Greg Smith was dropped within minutes of arriving at the crease on day one, as was Chris Rogers, and the pair racked up 81 and 126 respectively to save face for Derbyshire after opting to bat first. They were bowled out for 326.

Jon Lewis and Steve Kirby led from the front, producing inspired hostile spells in the second session, but they will know a chance to take total command of the contest has been missed.

Both Rogers and opening partner Wayne Madsen were given early reprieves, James Franklin and Hamish Marshall spilling at slip in the second and third overs respectively.

A brilliant diving catch behind the stumps by Steve Snell ensured Madsen departed without doing too much damage, Lewis the beneficiary from the Chapel End.

Marshall's aberration proved more costly, as Rogers marched past 50 with the aid of nine boundaries, but momentum shifted spectacularly immediately after lunch.

Lewis struck again in the fifth over of the restart, Garry Park's faint nick taken by Snell, and Derbyshire were three down for 117 when Dan Redfern edged Kirby to the grateful Marshall at second slip.

The big wicket came next, Rogers finding himself cramped for room and chopping Lewis onto his stumps, and the ex-England seamer was only denied a fourth scalp by another error in the slip cordon.
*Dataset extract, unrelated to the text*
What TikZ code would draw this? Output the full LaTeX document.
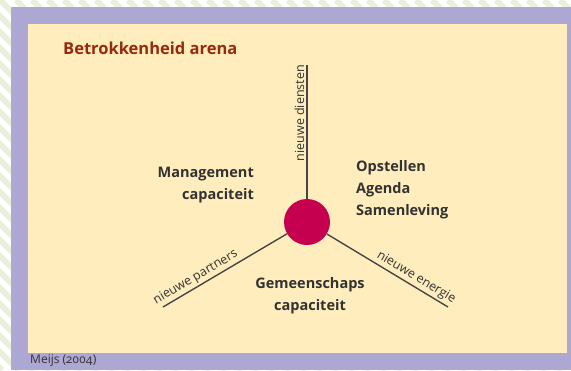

Craig Spearman was the guilty party, spilling a routine opportunity to dismiss Smith for two, but the ball kept flying there and Marshall was on hand again to dismiss Wavell Hinds off Kirby.

Smith and Jamie Pipe did the initial rebuilding job, the former taking the attack back to the hosts with some ferocious shots square of the wicket.

The pair had added 64 when Pipe tried to charge slow left-armer Vikram Banerjee and was bowled, leaving Smith and Graham Wagg to secure the first batting point.

Intervals are clearly not to Derbyshire's liking, Wagg falling to the first ball after tea when he prodded at Anthony Ireland and snicked behind to Snell.

But the majestic Smith was unaffected, smashing Banerjee for a straight six on his way to a 125-ball ton.

He shared in a further stand of 90 before his partner Tim Groenewald perished to a flying catch by Marshall at gully, Franklin breaking through with the new ball.

Smith finally left the stage when caught behind off Franklin, and the New Zealand paceman set up a hat-trick tilt in Derbyshire's second innings when last man Steffan Jones' wild swipe was taken by Marshall.

Gloucestershire CCC openers Kadeer Ali and Spearman negotiated a five-over spell at the death with no alarms.